─── COLLECTED DATA
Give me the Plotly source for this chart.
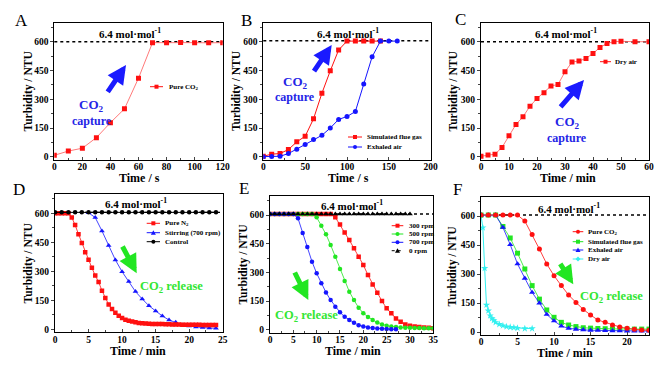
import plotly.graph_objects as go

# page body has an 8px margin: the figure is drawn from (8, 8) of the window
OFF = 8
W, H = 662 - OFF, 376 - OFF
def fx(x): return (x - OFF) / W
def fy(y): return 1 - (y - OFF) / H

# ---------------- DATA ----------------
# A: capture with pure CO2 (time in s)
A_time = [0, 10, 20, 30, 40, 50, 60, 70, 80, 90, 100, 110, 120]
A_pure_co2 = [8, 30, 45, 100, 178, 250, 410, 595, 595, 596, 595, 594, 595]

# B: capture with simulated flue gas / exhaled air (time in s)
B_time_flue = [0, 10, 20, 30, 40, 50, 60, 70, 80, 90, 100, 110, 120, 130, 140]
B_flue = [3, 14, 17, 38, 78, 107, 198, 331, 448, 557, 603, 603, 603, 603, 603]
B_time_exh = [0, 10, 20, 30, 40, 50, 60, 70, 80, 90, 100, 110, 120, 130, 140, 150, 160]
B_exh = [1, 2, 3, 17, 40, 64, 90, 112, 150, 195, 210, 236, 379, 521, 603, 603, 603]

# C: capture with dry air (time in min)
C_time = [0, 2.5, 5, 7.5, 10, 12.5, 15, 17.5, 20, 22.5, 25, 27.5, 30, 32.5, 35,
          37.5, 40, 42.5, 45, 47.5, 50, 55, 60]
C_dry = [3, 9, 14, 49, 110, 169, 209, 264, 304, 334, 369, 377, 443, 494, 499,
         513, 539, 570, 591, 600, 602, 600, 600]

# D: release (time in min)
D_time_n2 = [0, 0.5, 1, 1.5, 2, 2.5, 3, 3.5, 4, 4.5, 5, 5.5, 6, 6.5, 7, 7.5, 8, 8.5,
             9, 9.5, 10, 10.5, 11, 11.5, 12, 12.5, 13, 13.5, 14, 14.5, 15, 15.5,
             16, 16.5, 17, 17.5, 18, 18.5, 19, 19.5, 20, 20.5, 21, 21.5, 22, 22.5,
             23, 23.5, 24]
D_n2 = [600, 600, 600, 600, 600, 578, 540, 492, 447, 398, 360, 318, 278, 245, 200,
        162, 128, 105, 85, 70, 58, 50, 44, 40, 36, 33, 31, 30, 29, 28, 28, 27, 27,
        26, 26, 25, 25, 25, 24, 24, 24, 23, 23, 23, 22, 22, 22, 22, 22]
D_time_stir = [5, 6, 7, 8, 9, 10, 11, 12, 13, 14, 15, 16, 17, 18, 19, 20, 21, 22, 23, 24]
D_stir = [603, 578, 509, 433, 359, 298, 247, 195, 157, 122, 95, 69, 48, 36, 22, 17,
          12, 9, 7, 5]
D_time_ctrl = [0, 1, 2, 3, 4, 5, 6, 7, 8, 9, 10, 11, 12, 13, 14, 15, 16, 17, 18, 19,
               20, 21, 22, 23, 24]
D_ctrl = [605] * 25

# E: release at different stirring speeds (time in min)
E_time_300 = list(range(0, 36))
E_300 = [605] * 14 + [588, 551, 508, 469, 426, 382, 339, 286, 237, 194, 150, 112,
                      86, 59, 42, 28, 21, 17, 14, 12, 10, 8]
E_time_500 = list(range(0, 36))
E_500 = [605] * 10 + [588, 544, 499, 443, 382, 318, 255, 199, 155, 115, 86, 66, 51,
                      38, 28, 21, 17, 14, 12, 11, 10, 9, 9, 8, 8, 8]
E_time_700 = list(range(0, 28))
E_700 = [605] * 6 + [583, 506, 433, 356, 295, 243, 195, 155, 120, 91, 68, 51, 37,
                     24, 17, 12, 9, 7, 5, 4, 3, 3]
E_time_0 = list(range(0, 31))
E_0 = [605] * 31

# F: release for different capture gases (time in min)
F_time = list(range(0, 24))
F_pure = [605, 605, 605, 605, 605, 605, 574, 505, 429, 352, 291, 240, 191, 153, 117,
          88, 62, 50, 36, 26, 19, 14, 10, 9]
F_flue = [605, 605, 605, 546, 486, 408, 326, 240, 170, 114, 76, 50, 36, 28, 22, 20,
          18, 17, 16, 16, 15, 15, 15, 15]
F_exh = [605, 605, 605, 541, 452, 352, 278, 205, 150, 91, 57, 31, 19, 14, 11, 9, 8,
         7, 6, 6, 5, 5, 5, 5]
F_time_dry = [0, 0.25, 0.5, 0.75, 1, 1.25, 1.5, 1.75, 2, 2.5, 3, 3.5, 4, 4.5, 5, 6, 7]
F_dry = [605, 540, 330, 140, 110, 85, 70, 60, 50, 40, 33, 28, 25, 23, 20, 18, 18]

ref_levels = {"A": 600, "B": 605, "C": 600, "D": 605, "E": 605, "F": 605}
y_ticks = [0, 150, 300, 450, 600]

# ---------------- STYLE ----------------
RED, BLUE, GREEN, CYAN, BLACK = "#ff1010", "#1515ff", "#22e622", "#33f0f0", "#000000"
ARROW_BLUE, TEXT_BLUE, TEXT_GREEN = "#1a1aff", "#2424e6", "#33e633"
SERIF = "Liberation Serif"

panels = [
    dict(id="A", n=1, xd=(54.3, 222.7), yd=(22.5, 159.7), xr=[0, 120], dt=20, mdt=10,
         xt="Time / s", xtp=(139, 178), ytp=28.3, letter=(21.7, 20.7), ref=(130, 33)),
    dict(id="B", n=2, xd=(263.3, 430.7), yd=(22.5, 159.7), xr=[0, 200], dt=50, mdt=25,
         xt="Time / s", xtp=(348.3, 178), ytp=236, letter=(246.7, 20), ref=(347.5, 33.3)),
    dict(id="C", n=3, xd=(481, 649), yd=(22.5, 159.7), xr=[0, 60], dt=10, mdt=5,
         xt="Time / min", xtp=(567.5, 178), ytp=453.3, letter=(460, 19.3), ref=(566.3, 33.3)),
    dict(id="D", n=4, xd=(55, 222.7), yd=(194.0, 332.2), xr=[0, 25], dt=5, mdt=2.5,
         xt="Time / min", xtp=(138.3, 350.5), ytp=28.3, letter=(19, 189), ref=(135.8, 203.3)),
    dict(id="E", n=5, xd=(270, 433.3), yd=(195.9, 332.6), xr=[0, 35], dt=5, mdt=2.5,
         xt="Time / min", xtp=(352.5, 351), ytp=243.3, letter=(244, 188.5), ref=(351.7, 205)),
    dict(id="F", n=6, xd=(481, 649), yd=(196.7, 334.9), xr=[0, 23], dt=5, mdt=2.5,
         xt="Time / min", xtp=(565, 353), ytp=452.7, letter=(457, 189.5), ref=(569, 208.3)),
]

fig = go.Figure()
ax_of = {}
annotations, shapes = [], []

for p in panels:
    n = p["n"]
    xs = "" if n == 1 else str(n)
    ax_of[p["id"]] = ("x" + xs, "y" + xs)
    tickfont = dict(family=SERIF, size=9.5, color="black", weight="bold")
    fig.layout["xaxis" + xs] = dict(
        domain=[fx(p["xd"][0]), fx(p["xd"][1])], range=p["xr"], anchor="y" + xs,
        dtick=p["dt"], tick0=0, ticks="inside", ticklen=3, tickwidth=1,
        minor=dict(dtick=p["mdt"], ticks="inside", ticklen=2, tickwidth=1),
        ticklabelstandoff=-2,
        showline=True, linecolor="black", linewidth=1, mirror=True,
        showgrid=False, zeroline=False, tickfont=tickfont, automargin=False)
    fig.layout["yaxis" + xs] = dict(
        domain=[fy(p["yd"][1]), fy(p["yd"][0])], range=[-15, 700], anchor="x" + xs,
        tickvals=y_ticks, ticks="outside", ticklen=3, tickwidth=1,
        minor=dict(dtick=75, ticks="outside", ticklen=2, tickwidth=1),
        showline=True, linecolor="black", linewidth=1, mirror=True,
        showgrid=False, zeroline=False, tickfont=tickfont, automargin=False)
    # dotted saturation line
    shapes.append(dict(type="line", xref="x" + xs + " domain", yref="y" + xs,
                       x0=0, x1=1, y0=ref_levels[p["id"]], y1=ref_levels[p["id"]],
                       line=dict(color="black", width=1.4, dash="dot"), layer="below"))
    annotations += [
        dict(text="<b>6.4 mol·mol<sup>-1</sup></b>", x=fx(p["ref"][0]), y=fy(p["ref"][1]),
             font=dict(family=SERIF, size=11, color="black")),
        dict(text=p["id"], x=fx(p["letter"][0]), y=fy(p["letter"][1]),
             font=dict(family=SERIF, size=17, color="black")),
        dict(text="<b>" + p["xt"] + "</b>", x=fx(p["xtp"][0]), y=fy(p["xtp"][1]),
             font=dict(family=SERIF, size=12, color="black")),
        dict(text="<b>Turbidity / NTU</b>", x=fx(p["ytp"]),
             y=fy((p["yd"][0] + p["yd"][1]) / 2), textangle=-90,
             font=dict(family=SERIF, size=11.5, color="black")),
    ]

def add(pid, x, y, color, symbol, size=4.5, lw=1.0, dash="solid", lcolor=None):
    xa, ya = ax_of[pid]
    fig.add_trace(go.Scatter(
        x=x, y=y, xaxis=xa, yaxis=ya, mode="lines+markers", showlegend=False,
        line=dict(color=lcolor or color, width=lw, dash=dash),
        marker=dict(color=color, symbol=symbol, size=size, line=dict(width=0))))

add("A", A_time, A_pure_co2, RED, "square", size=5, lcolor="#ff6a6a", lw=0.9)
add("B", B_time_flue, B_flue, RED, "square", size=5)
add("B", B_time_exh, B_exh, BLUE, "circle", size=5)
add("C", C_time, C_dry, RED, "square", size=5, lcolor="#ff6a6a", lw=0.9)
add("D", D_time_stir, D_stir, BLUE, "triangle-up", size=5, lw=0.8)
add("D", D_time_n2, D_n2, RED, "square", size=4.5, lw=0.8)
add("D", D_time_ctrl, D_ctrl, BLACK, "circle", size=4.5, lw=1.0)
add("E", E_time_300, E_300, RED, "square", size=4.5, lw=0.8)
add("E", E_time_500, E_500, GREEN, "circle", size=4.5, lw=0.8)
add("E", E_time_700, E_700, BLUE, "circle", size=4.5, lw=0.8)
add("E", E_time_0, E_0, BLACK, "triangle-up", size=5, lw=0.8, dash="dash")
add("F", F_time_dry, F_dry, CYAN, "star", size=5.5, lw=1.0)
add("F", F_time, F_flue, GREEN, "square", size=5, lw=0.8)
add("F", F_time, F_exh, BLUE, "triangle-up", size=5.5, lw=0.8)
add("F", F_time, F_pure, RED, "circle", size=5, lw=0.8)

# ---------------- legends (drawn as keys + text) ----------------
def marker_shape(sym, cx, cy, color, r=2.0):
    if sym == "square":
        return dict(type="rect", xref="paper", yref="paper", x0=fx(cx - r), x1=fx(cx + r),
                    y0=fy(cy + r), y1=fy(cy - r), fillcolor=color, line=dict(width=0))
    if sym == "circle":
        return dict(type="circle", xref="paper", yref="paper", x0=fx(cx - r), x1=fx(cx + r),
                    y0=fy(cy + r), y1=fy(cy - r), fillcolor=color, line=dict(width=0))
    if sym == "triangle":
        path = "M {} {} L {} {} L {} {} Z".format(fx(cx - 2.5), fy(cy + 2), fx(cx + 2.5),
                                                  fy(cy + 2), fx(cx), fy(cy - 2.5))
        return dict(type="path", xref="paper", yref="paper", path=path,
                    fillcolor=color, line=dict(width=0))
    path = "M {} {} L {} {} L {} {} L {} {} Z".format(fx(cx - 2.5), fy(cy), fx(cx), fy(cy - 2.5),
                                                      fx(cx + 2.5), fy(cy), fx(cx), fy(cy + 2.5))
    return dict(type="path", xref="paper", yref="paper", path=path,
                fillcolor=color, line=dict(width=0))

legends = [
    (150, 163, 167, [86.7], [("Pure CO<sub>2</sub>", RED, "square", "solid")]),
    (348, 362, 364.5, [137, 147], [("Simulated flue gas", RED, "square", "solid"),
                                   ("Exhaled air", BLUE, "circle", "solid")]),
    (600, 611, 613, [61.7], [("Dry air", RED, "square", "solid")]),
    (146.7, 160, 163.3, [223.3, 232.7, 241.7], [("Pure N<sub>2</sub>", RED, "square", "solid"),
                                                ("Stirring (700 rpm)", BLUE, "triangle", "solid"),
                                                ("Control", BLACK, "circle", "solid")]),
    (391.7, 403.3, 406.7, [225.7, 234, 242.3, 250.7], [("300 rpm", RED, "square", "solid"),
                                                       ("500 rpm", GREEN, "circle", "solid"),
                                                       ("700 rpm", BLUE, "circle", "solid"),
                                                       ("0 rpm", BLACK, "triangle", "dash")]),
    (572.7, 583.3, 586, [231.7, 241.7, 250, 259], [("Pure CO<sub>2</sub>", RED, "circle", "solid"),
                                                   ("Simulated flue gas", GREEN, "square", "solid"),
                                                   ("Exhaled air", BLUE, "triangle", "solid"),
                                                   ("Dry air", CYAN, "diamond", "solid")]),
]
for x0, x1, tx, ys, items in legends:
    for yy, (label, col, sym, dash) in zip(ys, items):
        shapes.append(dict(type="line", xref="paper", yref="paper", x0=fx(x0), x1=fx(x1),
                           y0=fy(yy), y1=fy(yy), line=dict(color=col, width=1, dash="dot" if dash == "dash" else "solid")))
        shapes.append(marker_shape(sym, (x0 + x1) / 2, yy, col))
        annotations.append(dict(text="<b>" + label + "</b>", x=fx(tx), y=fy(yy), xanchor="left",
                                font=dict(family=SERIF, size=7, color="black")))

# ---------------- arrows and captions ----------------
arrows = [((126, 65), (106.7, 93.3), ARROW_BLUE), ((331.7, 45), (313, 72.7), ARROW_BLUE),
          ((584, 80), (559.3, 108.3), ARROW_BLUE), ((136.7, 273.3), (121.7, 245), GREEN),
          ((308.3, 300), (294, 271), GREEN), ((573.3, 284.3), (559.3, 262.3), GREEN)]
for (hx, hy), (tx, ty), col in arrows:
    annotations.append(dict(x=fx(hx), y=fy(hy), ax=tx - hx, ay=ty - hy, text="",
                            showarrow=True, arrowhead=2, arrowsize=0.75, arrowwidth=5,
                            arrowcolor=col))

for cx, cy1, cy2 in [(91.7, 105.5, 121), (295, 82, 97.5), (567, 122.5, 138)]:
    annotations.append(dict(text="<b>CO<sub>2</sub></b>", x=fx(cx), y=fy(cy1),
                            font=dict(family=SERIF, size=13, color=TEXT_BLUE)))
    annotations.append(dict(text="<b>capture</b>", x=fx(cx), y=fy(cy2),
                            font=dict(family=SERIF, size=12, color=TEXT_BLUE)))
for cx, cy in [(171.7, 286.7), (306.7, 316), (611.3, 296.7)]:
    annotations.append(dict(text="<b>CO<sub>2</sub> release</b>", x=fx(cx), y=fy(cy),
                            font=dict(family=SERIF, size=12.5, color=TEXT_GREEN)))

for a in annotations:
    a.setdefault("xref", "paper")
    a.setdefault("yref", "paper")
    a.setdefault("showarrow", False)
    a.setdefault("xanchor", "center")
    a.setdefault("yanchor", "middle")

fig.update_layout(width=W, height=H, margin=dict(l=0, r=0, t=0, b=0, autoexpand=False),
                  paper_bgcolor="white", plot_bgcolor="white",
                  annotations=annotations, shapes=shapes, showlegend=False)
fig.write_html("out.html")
──────
▶ [WHAT THE TASK REQUIRES]
Without any pictures, reproduce the lines from the first one in the material through the line that has "def fy(y): return 1 - (y - OFF) / H", exactly as they appear.

▶ [TASK SOLUTION]
Give me the Plotly source for this chart.
import plotly.graph_objects as go

# page body has an 8px margin: the figure is drawn from (8, 8) of the window
OFF = 8
W, H = 662 - OFF, 376 - OFF
def fx(x): return (x - OFF) / W
def fy(y): return 1 - (y - OFF) / H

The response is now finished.